OK so... it features very tight pattern compression. It is a sliding-window-based compressor like lz77 compressors.

The main difference is that mine can store 2-15 byte long "literals", using a 2 byte code. (Later I will allow to store some 2-byte using a 1-byte code.)

So... the theoretical compression is quite high. I wrote a tree-based pattern-matcher, and... I got bad compression.

So I tried using LZ4 compression (very simple), then converting the LZ4 file blindly into my format. Basically, LZ4 is a sequence of data + back-references. So I just translated the LZ4 file into my "mz" file. It works fine. The file decompresses perfectly.

Guess what? Its much tighter to translate an LZ4 compressed file, into an mz file... than to compress it directly.

In fact, often the files were about 5% smaller than LZ4, despite that LZ4 will miss 3-byte long patterns that could have been compressed.

Obviously, this proves that my ENCODING is very good, but my PATTERN MATCHER is bad.

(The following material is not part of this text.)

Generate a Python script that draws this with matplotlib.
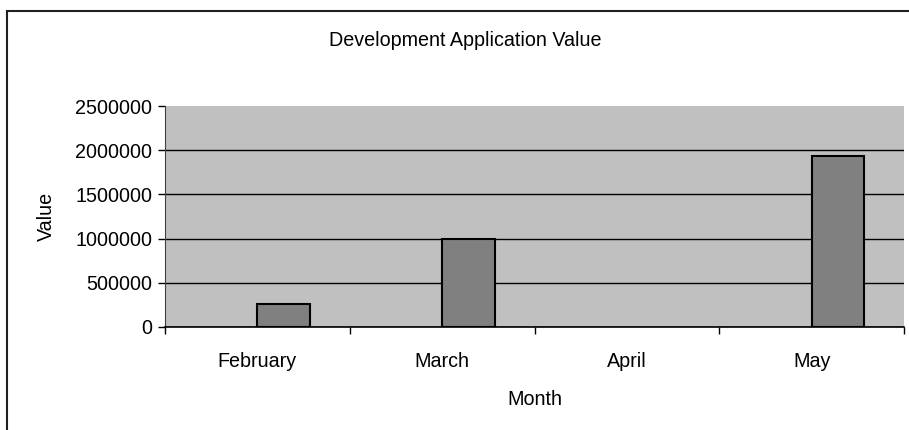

In fact, LZ4 can store 4 byte-long "literals" minimum. ("Then we need to extract the matchlength. For this, we use the second token field, the low 4-bits. Value, obviously, ranges from 0 to 15. However here, 0 means that the copy operation will be minimal. The minimum length of a match, called minmatch, is 4. As a consequence, a 0 value means 4 bytes, and a value of 15 means 19+ bytes"

So, a compressor, that will MISS shorter patterns of 2 and 3 bytes long, generated a tighter format than mine, which can detect them.

Obviously my tree lookup system is either very bad, or it has a bug in it. (I think its a bug actually. But I am too tired to find it. I want to delete this code and use someone else's)


Heres my question finally:

Does anyone know a compression library that can detect patterns of 2+bytes long?

The only codes I could find, were to find patterns of 4+ bytes long (such as LZ). Also, they often used "chains", which maybe can miss patterns of 5 bytes or 6 bytes...

I am very proud of my encoding. I like it a lot. VERY few lines of c++ code, and good encoding. But my pattern matcher is poop. lol.

I want to use their source code of course.

Thank you very much!